April 19, 2023
A few months ago I had the opportunity to take Leupold’s Mark 5HD for a spin at the company’s test range in Oregon, and it was an eye-opening experience—not to mention a whole lot of fun as we got to engage steel out to 1,700 yards with this optic, which was mounted atop Browning’s excellent X-Bolt Target Max in 6.5 Creedmoor.
I’m far from an expert in long-range shooting, but the Leupold guys definitely are. The scope they came up with works because they are hardcore long-distance competitors.
Let’s look at the scope itself first. In developing the Mark 5HD, Leupold designed it with an eye toward producing an optic that’s versatile and offers value for customers as varied as the military and Precision Rifle Series and other long-range rifle competitors. At a suggested retail of $2,100 it’s not the most expensive competition scope out there, but it’s not exactly cheap either. Importantly, though, it qualifies for PRS’s Production division, which sets a $2,500 limit on optics.
The Mark 5HD uses Leupold’s Professional Grade optics system for a clear, bright image. It’s built on a 35mm tube that provides a ton of reticle travel: 35 mils of elevation and 17 mils of windage on the model I tested. There aren’t a ton of 35mm scopes out there—at least not yet—but several companies in addition to Leupold make rings for this diameter.
For a 5X zoom scope with such a big tube, it’s incredibly light, which matters depending on what competitions you shoot or want to shoot. For example, National Rifle League Hunter requirements for its Factory and Open Light divsions mandate a total weight of gun, optic and all support equipment be under 12 pounds.

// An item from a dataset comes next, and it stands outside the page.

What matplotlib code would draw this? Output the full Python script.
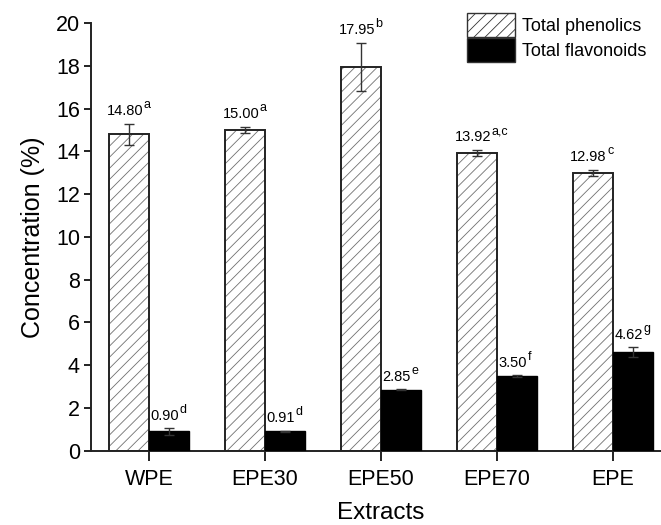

The tube is aircraft-grade aluminum, and so are the internals. As Leupold staffers explained it, aircraft-grade aluminum actually absorbs recoil forces better than steel or brass. So despite the fact that the latter two metals are easier to work with, Leupold goes the extra mile and uses aluminum inside. The result is less mass and less force applied to the mechanisms.
The model I shot features Leupold’s M5C3 ZeroLock adjustments. Loosening a set screw allows you to remove the outer part of the turret and move the adjuster inside to get your zero. Replace the cap and tighten, and you’ll be able to return to zero quickly and surely.
The elevation turret is well labeled, and its revolution indicator must be pressed in to begin adjusting upward. You get all the elevation adjustment in just three turns. On the first revolution, the indicator sticks out; on the second, it is flush with the body of the turret; and on the last revolution the indicator is recessed and a small metal pin also pops up. The setup provides both tactile and visual clues on where you are, and the clicks are repeatably accurate.
The 5HD has a removable throw lever for the power selector and it’s located where it doesn’t interfere with bolt operation. And speaking of power, Leupold is proud of how much eye relief the 5HD offers, and even maxed out at 25X I found it to be generous. Mostly I shot it at 16-18X, and I loved how I got a full field of view whether I was shooting from prone, or off a tank trap, tires, barrels or various other props.
The model I tested featured Leupold’s new FFP PR2. We shot the mil version, but it’s also available in m.o.a. The FFP PR2 was developed with feedback from serious competition shooters, which like I said includes the avid shooters within the company.
A few key takeaways. One, by going with quarter-mil increments, Leupold was able to open up the reticle and make it less cluttered.
Further, the “base four” system makes a ton more sense to me because it is easier for me to think in terms of quarter-mil, half-mil or three-quarter mil adjustments or holds than it would if the mils were divided into fifths (0.2, 0.4, etc.)—a common layout for mil reticles. The “up/down” nature of the windage mil marks—quarters are down, halves are up, with full-width mils—means they’re really quick to identify.
I like the floating center dot for precision on small or really out-there steel and for “shading” on a target. The top half of the field of view has minimal intrusion of the reticle, which for me translates to finding targets faster.
I could spend several pages breaking down the reticle, but the diagrams on Leupold’s website paint a clearer picture than I could describe. I’ll just say it’s the most sensible Christmas-tree-type I’ve used, and overall I think the Mark 5HD on the whole is a terrific choice if you’re looking to take up competition or upgrade what you might already have.
- Lightweight, with great eye relief
- Reticle is easy, fast and intuitive to use
- Built in the USA
- 35mm tube somewhat limits ring options
- Not the most expensive scope out there, but not budget-level either
Leupold Mark 5HD Specifications
- Power/Obj.: 3.6-18x44mm, 5-25x56mm (tested), 7-35x56mm
- Tube/Weight: 35mm/30 oz.
- Focal Plane: First
- Reticle: FFP PR2-Mil (as tested)
- Adjustment: 0.1 mil w/locking dial, revolution indicator; 35 mil total elevation, 17 mil total windage
- Eye Relief: 3.6–3.8 in.
- Parallax: Side adjust, 50 yd. min.
- Linear FOV: 4.2–20.4 ft. at 100 yd.